B is for Baboon

This entry is part 4 of the series Out of Africa

B

A few years ago, we were driving through a mountain pass in the beautiful Western Cape in South Africa. Suddenly my husband had to stomp on the brake as a baboon family scampered across the road.

Babies clung to their mothers’ underbellies. Youngsters stopped to play, oblivious of traffic on the road. One curious little guy plonked down in the middle of the road and studied our car. Another jumped onto the front of the car and peered in the window before playing with the window-wipers.

BaboonSuddenly, a loud bark sounded from the top of the tree, and the animals scurried for the trees. The senior member of the troupe, perched atop the highest tree, was warning them of danger. Older and wiser than the rest, he recognised that what looked like fun to the youngsters was actually a situation they needed to avoid.

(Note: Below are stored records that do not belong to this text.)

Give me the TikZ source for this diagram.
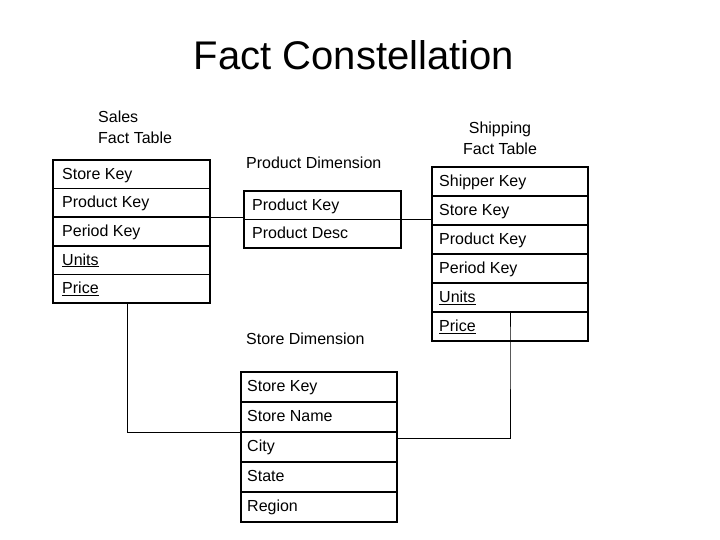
\documentclass[tikz,border=0pt]{standalone}
\usepackage{fontspec}
\setmainfont{Liberation Sans}
\begin{document}
\begin{tikzpicture}[x=1pt,y=-1pt,
  row/.style={draw,line width=1.6pt,anchor=north west,minimum height=#1,inner sep=0pt,outer sep=0pt},
  rowtxt/.style={anchor=west,inner sep=0pt,text height=11pt,text depth=3pt,font=\fontsize{16}{18}\selectfont},
  lbl/.style={font=\fontsize{16}{21}\selectfont,align=left,inner sep=0pt},
  conn/.style={line width=1pt}]
\useasboundingbox (0,0) rectangle (720,540);
\node[font=\fontsize{40}{46}\selectfont] (title) at (354,55) {Fact Constellation};
% Sales
\node[lbl,anchor=north west] (slbl) at (98,111) {Sales\\Fact Table};
\foreach \n/\t/\y in {s1/Store Key/160,s2/Product Key/188.6,s3/Period Key/217.2,s4/\underline{Units}/245.8,s5/\underline{Price}/274.4}{
  \node[row=28.6pt,minimum width=157pt] (\n) at (53,\y) {};
  \node[rowtxt] at ([xshift=9pt,yshift=-1pt]\n.west) {\t};
}
% Product
\node[lbl,anchor=west] (plbl) at (246,163) {Product Dimension};
\foreach \n/\t/\y in {p1/Product Key/191,p2/Product Desc/219.5}{
  \node[row=28.5pt,minimum width=157pt] (\n) at (244,\y) {};
  \node[rowtxt] at ([xshift=8pt,yshift=-1pt]\n.west) {\t};
}
% Shipping
\node[lbl,align=center] (hlbl) at (500,138) {Shipping\\Fact Table};
\foreach \n/\t/\y in {h1/Shipper Key/167,h2/Store Key/196,h3/Product Key/225,h4/Period Key/254,h5/\underline{Units}/283,h6/\underline{Price}/312}{
  \node[row=29pt,minimum width=156pt] (\n) at (432,\y) {};
  \node[rowtxt] at ([xshift=7pt,yshift=-1pt]\n.west) {\t};
}
% Store
\node[lbl,anchor=west] (dlbl) at (246,339) {Store Dimension};
\foreach \n/\t/\y in {d1/Store Key/372,d2/Store Name/402,d3/City/432,d4/State/462,d5/Region/492}{
  \node[row=30pt,minimum width=156pt] (\n) at (241,\y) {};
  \node[rowtxt] at ([xshift=6pt]\n.west) {\t};
}
% connectors
\draw[conn] (s2.south east) -- (s2.south east -| p1.west);
\draw[conn] (p2.north east) -- (p2.north east -| h3.west);
\draw[conn] ([xshift=-4.5pt]s5.south) |- (d3.north west);
\draw[conn] (h6.north) -- (h6.south) |- ([yshift=-6pt]d3.north east);
\end{tikzpicture}
\end{document}
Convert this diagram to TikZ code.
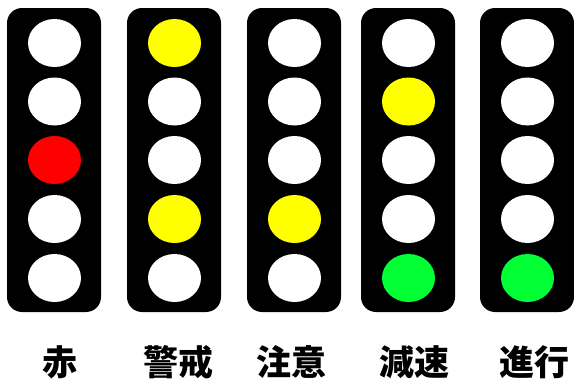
\documentclass[tikz,border=0pt]{standalone}
\usepackage{fontspec}
\newfontfamily\cjk{Noto Sans CJK JP}[BoldFont={Noto Sans CJK JP Black}]
\usetikzlibrary{shapes.geometric}
\definecolor{lampW}{HTML}{FFFFFF}
\definecolor{lampR}{HTML}{FF0000}
\definecolor{lampY}{HTML}{FFFF00}
\definecolor{lampG}{HTML}{00FF33}
\tikzset{
  head/.style={fill=black, rounded corners=15pt},
  lamp/.style={ellipse, minimum width=53pt, minimum height=48pt, inner sep=0pt, draw=none},
  lbl/.style={anchor=base, font=\cjk\bfseries\fontsize{35pt}{35pt}\selectfont, inner sep=0pt}
}
\begin{document}
\begin{tikzpicture}[x=1pt,y=-1pt]
\useasboundingbox (0,0) rectangle (574,380);
% signal heads: left x, lamp colours, label, label x
\foreach \i/\xl/\ca/\cb/\cc/\cd/\ce/\txt/\tx in {
  1/7/W/W/R/W/W/赤/60,
  2/127/Y/W/W/Y/W/警戒/178,
  3/247/W/W/W/Y/W/注意/291,
  4/361/W/Y/W/W/G/減速/414,
  5/480/W/W/W/W/G/進行/534}{
  \fill[head] (\xl,8) rectangle ++(94,304);
  \pgfmathsetmacro{\xc}{\xl+47.5}
  \node[lamp, fill=lamp\ca] (l\i a) at (\xc,43) {};
  \node[lamp, fill=lamp\cb] (l\i b) at (\xc,101.5) {};
  \node[lamp, fill=lamp\cc] (l\i c) at (\xc,160) {};
  \node[lamp, fill=lamp\cd] (l\i d) at (\xc,219) {};
  \node[lamp, fill=lamp\ce] (l\i e) at (\xc,278) {};
  \node[lbl] (t\i) at (\tx,375) {\txt};
}
\end{tikzpicture}
\end{document}
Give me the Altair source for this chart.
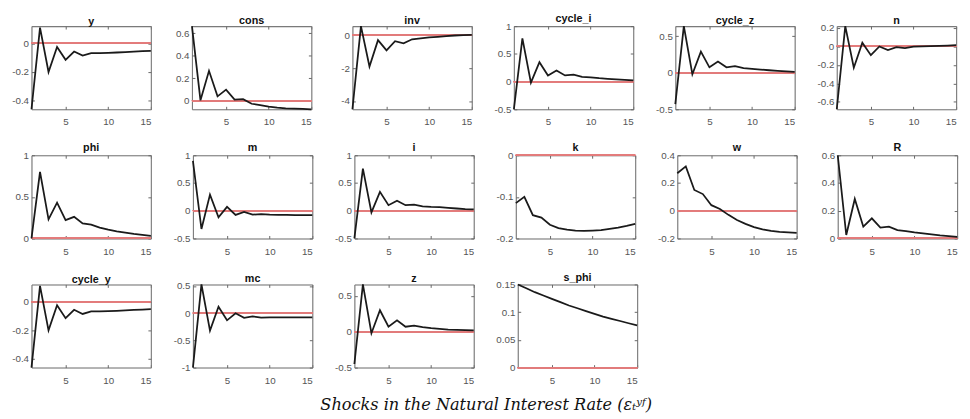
import altair as alt
import pandas as pd

periods = [1, 2, 3, 4, 5, 6, 7, 8, 9, 10, 11, 12, 13, 14, 15]

names = ["y", "cons", "inv", "cycle_i", "cycle_z", "n",
         "phi", "m", "i", "k", "w", "R",
         "cycle_y", "mc", "z", "s_phi"]

y_vals = [-0.46, 0.11, -0.20, -0.025, -0.115, -0.057, -0.086, -0.068, -0.068, -0.066, -0.064, -0.061, -0.058, -0.055, -0.052]
cons_vals = [0.665, 0.005, 0.267, 0.04, 0.10, 0.012, 0.015, -0.026, -0.038, -0.052, -0.060, -0.066, -0.069, -0.072, -0.075]
inv_vals = [-4.5, 0.55, -1.9, -0.3, -0.92, -0.37, -0.49, -0.25, -0.20, -0.14, -0.10, -0.06, -0.02, 0.0, 0.02]
cycle_i_vals = [-0.5, 0.78, -0.02, 0.35, 0.11, 0.20, 0.11, 0.125, 0.085, 0.075, 0.06, 0.05, 0.04, 0.03, 0.02]
cycle_z_vals = [-0.43, 0.64, -0.02, 0.29, 0.075, 0.155, 0.075, 0.09, 0.065, 0.055, 0.045, 0.035, 0.027, 0.02, 0.013]
n_vals = [-0.68, 0.22, -0.23, 0.04, -0.095, 0.0, -0.04, -0.007, -0.017, -0.003, 0.0, 0.003, 0.007, 0.01, 0.013]
phi_vals = [0.0, 0.80, 0.23, 0.43, 0.22, 0.26, 0.18, 0.165, 0.13, 0.105, 0.085, 0.07, 0.055, 0.043, 0.03]
m_vals = [0.90, -0.33, 0.29, -0.12, 0.07, -0.075, -0.023, -0.07, -0.06, -0.07, -0.075, -0.075, -0.08, -0.08, -0.08]
i_vals = [-0.5, 0.76, -0.03, 0.34, 0.10, 0.18, 0.10, 0.11, 0.08, 0.07, 0.065, 0.053, 0.04, 0.03, 0.025]
k_vals = [-0.115, -0.10, -0.144, -0.15, -0.167, -0.175, -0.179, -0.181, -0.182, -0.181, -0.18, -0.177, -0.174, -0.17, -0.165]
w_vals = [0.27, 0.32, 0.15, 0.12, 0.04, 0.012, -0.03, -0.067, -0.095, -0.118, -0.135, -0.146, -0.153, -0.157, -0.16]
R_vals = [0.60, 0.025, 0.285, 0.085, 0.145, 0.078, 0.085, 0.06, 0.053, 0.043, 0.036, 0.029, 0.022, 0.017, 0.012]
cycle_y_vals = [-0.46, 0.11, -0.20, -0.025, -0.115, -0.057, -0.086, -0.068, -0.068, -0.066, -0.064, -0.061, -0.058, -0.055, -0.052]
mc_vals = [-1.0, 0.53, -0.32, 0.12, -0.13, 0.0, -0.085, -0.06, -0.08, -0.075, -0.075, -0.075, -0.075, -0.075, -0.075]
z_vals = [-0.45, 0.66, -0.02, 0.30, 0.07, 0.16, 0.07, 0.085, 0.065, 0.05, 0.04, 0.03, 0.027, 0.023, 0.018]
s_phi_vals = [0.150, 0.143, 0.136, 0.130, 0.124, 0.118, 0.112, 0.107, 0.102, 0.097, 0.092, 0.088, 0.084, 0.080, 0.076]

series = [y_vals, cons_vals, inv_vals, cycle_i_vals, cycle_z_vals, n_vals,
          phi_vals, m_vals, i_vals, k_vals, w_vals, R_vals,
          cycle_y_vals, mc_vals, z_vals, s_phi_vals]

y_domains = [[-0.46, 0.12], [-0.075, 0.665], [-4.5, 0.55], [-0.5, 1], [-0.5, 0.64], [-0.68, 0.22],
             [0, 1], [-0.5, 1], [-0.5, 1], [-0.2, 0], [-0.2, 0.4], [0, 0.6],
             [-0.46, 0.12], [-1, 0.53], [-0.5, 0.66], [0, 0.15]]

y_ticks = [[-0.4, -0.2, 0], [0, 0.2, 0.4, 0.6], [-4, -2, 0], [-0.5, 0, 0.5, 1], [-0.5, 0, 0.5], [-0.6, -0.4, -0.2, 0, 0.2],
           [0, 0.5, 1], [-0.5, 0, 0.5, 1], [-0.5, 0, 0.5, 1], [-0.2, -0.1, 0], [-0.2, 0, 0.2, 0.4], [0, 0.2, 0.4, 0.6],
           [-0.4, -0.2, 0], [-1, -0.5, 0, 0.5], [-0.5, 0, 0.5], [0, 0.05, 0.1, 0.15]]

x_ticks = [5, 10, 15]
caption = "Shocks in the Natural Interest Rate (\u03b5\u209c\u02b8\u1da0)"

RED = "#e27b7b"
FRAME = "#7a7a7a"
W, H = 122, 85


def frame_axis(orient):
    return alt.Axis(orient=orient, domain=True, domainColor=FRAME, domainWidth=1.1, domainOpacity=1,
                    ticks=False, labels=False, grid=False, title=None, minExtent=0, maxExtent=0)


def tick_axis(orient, values, labels, ext, pad):
    kw = dict(orient=orient, values=values, labels=labels, domain=False, grid=False,
              ticks=True, tickSize=3, tickColor="#666", tickWidth=1, tickOpacity=1,
              offset=-3, title=None, minExtent=ext, maxExtent=ext)
    if labels:
        kw["labelPadding"] = pad
        kw["labelExpr"] = "datum.value + ''"
    return alt.Axis(**kw)


def panel(name, vals, dom, ticks):
    df = pd.DataFrame({"t": periods, "v": vals})
    xs = alt.Scale(domain=[1, 15], nice=False, zero=False)
    ys = alt.Scale(domain=dom, nice=False, zero=False)
    base = alt.Chart(df)

    def ghost(xa, ya):
        return base.mark_line(strokeOpacity=0).encode(
            x=alt.X("t:Q", scale=xs, axis=xa),
            y=alt.Y("v:Q", scale=ys, axis=ya),
        )

    zero = base.mark_rule(color=RED, strokeWidth=1.3).encode(
        y=alt.YDatum(0, type="quantitative", scale=ys, axis=None)
    )
    frame_tr = ghost(frame_axis("top"), frame_axis("right"))
    frame_bl = ghost(frame_axis("bottom"), frame_axis("left"))
    ticks_tr = ghost(tick_axis("top", x_ticks, False, 0, 0), tick_axis("right", ticks, False, 0, 0))
    line = base.mark_line(color="#1a1a1a", strokeWidth=1.8).encode(
        x=alt.X("t:Q", scale=xs, axis=tick_axis("bottom", x_ticks, True, 16, 8)),
        y=alt.Y("v:Q", scale=ys, axis=tick_axis("left", ticks, True, 22, 3)),
    )
    return alt.layer(zero, frame_tr, frame_bl, ticks_tr, line).resolve_axis(
        x="independent", y="independent"
    ).properties(
        width=W, height=H,
        title=alt.TitleParams(name, fontSize=11, fontWeight="bold", font="Liberation Sans",
                              color="#111", offset=-3),
    )


panels = [panel(n, v, d, t) for n, v, d, t in zip(names, series, y_domains, y_ticks)]

rows = [alt.hconcat(*panels[0:6], spacing=17),
        alt.hconcat(*panels[6:12], spacing=17),
        alt.hconcat(*panels[12:16], spacing=17)]

chart = alt.vconcat(*rows, spacing=14).properties(
    title=alt.TitleParams(caption, orient="bottom", anchor="middle", font="DejaVu Serif",
                          fontStyle="italic", fontWeight="normal", fontSize=16.5, color="#111", offset=12),
    padding={"left": 3, "top": 0, "right": 0, "bottom": 0},
).configure_axis(
    labelFont="Liberation Sans", labelFontSize=10, labelColor="#555"
)

chart.save("out.html", embed_options={"renderer": "svg", "actions": False})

Baboons, or Bobbejaane, spend most of their day on the ground, only clambering up trees to find food, escape danger, or to sleep. Sometimes they prefer to spend their nights in high outcrops of rocks. The babies spend more time in the trees as they like to leap from tree to tree and play with one another.

Once the baboon patriarch cleared the road for us, we drove on our way. I thought of God, our Father, and how He watches over us at all times. I wonder how often he tells me to stay clear. Am I always as quick to obey?

Sometimes, here in South Africa, we hear someone called, “A baboon”. It is an insult and suggests the person has done something really stupid. Do you think that is fair? Is there something we can learn from the Baboon family?